Here's example of the idea, although not a great one.

1768171844794.jpeg


Take this cyanotype.

1768171947174.jpeg


...and wash over it with a transparent water color or dye, and this is what you should get. This is a faked version using a K2 filter over my phone lens with color balance in manual mode and adjusted to 3200. I could not find the examples I played with last year, but they didn't look very good anyway. I didn't know watercolors weren't all transparent. The tube colors I got left little flecks of yellow lieing on top of the blue, not a good look. I got some food coloring, which is a die that's not very stable but easy to try. It also didn't very good for the same reason. On Amazon, there are a few products with the brand name "Dr. Bonner's" transparent water colors, but they use dies, not pigments.
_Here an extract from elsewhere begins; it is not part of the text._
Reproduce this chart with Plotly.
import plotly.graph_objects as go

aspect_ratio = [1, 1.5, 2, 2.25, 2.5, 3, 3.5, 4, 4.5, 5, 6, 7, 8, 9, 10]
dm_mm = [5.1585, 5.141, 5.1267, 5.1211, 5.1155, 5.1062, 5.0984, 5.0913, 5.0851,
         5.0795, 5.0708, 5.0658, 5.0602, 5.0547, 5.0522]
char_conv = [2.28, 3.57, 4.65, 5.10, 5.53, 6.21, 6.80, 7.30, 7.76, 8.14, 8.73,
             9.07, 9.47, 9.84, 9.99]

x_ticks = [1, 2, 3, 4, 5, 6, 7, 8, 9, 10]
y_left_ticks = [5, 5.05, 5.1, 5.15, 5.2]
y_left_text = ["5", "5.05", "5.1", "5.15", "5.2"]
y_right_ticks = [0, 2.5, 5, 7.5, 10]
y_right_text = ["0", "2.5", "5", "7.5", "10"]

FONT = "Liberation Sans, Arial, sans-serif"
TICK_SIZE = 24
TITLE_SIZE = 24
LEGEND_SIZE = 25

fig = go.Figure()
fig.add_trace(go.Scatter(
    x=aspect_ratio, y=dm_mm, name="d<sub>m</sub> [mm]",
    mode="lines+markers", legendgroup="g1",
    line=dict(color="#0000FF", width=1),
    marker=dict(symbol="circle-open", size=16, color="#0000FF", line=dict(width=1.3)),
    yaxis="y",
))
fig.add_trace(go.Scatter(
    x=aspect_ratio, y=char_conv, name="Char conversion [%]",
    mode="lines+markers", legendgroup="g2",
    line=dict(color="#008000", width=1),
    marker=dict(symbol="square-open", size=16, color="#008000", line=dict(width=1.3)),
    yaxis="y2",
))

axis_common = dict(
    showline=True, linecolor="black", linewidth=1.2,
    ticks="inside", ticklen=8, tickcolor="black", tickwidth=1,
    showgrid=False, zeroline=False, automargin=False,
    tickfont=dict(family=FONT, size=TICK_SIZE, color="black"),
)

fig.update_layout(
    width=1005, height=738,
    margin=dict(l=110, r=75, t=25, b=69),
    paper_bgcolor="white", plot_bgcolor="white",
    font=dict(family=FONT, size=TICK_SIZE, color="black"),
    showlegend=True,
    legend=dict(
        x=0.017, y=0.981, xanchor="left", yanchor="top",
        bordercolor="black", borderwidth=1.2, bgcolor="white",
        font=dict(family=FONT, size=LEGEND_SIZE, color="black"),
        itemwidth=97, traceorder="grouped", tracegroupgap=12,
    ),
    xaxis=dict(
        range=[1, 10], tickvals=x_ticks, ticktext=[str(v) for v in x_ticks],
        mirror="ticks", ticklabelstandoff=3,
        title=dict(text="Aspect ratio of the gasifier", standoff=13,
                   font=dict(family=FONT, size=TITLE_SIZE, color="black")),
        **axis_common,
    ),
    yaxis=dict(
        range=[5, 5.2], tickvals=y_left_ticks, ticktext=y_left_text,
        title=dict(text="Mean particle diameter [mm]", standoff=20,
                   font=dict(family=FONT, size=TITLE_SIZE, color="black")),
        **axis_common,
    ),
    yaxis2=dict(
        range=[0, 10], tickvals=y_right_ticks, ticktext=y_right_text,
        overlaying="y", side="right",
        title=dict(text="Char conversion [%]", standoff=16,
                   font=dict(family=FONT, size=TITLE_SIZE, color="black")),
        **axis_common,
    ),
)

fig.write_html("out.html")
I may trot down to Michael's, the big chain art store nearby and see what they have. Does anyone have any experience doing this? Any suggestions for transpaent colors for this? I watch a few videos on Youtube on transparent watercolors, but am confused a bit. They talk about a color appearing behind the others, and that is what I am looking for. This would look at if the paper were a pastel yellow before printing. Other pastel colors like orange or yellow green may also look good. Anything but blue. Already full up on the blue. Coloring could be selctive by leaving the sky blue, etc.

Advantages of this are:
1.Giving a more sunlit look to woodland landscapes.
2. Getting some greens by mixing yellow and blue.
3. Neutralizing the deep blue tones.
4. May give some UV and blue light protection for the print even though Mike Ware says all colors fade cyanotypes when he studied that.
5. I jokingly call these greeniotypes.